My Aunt Joy passed away a few days ago. I’ve been trying to write this ever since. But am struggling with the words.
I come from a large extended family – lots of cousins, aunts, uncles. As I get older, more of those staples of my childhood are reaching their 80s and leaving us. This one hits harder. With people who’ve been in your life before you were even born, it’s hard to imagine it continuing without them. Or certain aspects anyway.
When I was a kid, my family would draw names of the 8 grandkids (me being one) and each of the 4 families would get 2 to buy for. My Aunt Joy always seemed to end up with me. Yup, the fix was in and I wasn’t complaining! She was a shopper and always went overboard. I lucked out.
Aunt Joy had been dealing with health challenges for years, and I knew this summer would likely be my last visits with her. So visit we did. And laugh we also did. And she got in some last gifts too. She bought me this hilarious mini tv that now sits on my desk and plays clips from Friends. Just because. Just because she saw it and knew I’d love it. She was a “just because” kind of gift giver.
We had our last meals too over the summer. Aunt Joy was Italian so food was love.
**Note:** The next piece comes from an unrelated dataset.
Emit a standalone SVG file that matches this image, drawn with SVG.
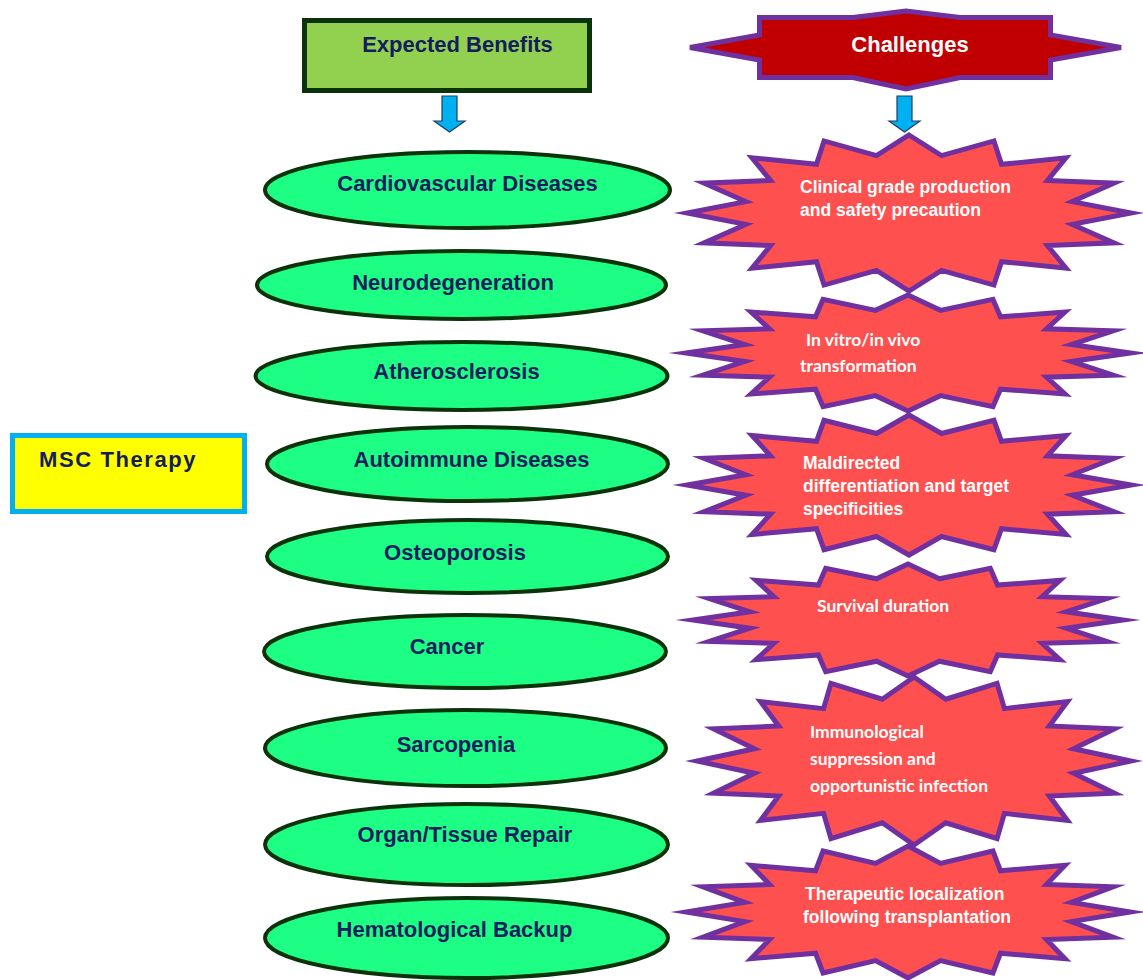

Up until a couple months ago, she would be wheeling around on a desk chair in the kitchen, cooking away. As well as making fudge.
OH THE FUDGE! She made the best chocolate fudge like none I’ve tasted anywhere else. She would complain when she couldn’t get it quite right. No one else ever complained about a bad batch. And this summer her fudge was especially good. Extra love added I suppose.
Most of the time, fudge was for holidays and special occasions. But over the years, a box with fudge would appear on my doorstep to brighten my day. In college, it was a random care package. When my Dad died, it was about the only thing that would bring a smile. When I had Covid (the first time), the loss of taste was devastating – would I ever taste that melt in my mouth chocolate flavor again? It came back long before my sense of smell, just in time for a post-Covid care package from Aunt Joy.
Fudge was comfort.
Fudge was healing.
Fudge was love.
When I lost my Dad, it was sudden and unexpected. What I wouldn’t have given for moments at the end, to say all the things I didn’t get to say. The flip side is you have to watch as your loved one suffers. My cousin and I had discussed this a couple times recently and it’s hard to know which is worse. As awful as it is to know what’s coming, it’s hard to explain the gut punch that comes from a sudden loss.
But now Aunt Joy is hanging with Dad. And I guarantee one thing – his first words were, “where’s the fudge?”